What is the exact position of the full moon on the display?#
At full moon, the Moon is directly opposite the Sun – draw a line from the Sun through the North Pole at the center, and the Moon is on the other end. To help you identify it, the Moon gets a subtle glow on the day of the full moon.
You might expect it to be on the opposite side of the ecliptic circle instead, but the azimuthal equal-area projection warps the ecliptic into an off-center ellipse, creating a misleading impression. The projection does however preserve directions from the pole, so “opposite in the sky” really means opposite across the pole – not across the ellipse.
Here is the clock at the exact moment of the full moon nearest the 2026 vernal equinox, when it looks the most wrong:
Why are Saturn's rings so thin looking?#
Saturn's rings were exactly edge-on as seen from Earth in March 2025. The ring tilt varies over Saturn's ~29.5 year orbit. The watch face calculates the current tilt angle and orientation in real-time, so you'll see the rings gradually open up over the next several years.
How accurate are the positions of the Sun, Moon and planets?#
The web version uses the astronomy-engine library for geocentric ephemeris data, verified against JPL Horizons to within 0.03°. The watch face uses compact Fourier series fitted against the web version's screen positions, achieving sub-1° accuracy for each body.

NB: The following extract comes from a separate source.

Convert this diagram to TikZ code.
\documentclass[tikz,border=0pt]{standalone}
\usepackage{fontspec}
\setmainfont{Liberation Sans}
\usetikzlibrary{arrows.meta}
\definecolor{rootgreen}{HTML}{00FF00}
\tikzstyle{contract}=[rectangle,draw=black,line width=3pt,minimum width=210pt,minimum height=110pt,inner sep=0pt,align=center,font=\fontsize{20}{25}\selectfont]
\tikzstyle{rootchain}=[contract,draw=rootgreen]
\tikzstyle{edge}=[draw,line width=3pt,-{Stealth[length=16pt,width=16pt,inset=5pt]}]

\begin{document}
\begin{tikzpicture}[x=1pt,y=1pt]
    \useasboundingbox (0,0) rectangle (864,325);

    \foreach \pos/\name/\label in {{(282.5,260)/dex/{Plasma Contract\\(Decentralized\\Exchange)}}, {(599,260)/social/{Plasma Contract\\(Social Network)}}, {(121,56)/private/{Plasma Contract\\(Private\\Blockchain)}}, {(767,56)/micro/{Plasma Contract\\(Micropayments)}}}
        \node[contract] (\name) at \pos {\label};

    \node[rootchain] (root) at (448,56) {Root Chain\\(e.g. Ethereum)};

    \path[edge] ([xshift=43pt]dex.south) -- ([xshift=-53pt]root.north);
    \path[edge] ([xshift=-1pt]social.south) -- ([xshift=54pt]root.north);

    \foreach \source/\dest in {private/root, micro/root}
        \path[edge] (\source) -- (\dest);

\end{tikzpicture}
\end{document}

All bodies except the Sun are positioned by their ecliptic longitude projected to right ascension with ecliptic latitude forced to zero. This places every body on the ecliptic plane, ensuring that conjunctions, oppositions, and lunar phases align correctly on the display. The Sun needs no special treatment because it defines the ecliptic – its ecliptic latitude is zero by definition, so this projection is an identity operation.
The trade-off is that orbital inclination is discarded – the Moon's 5.1° inclination and Mercury's 7.0° inclination are not represented. On a one-dimensional ecliptic ring, this information cannot be shown anyway, and discarding it ensures that new moons overlap the Sun and full moons appear directly opposite, as expected.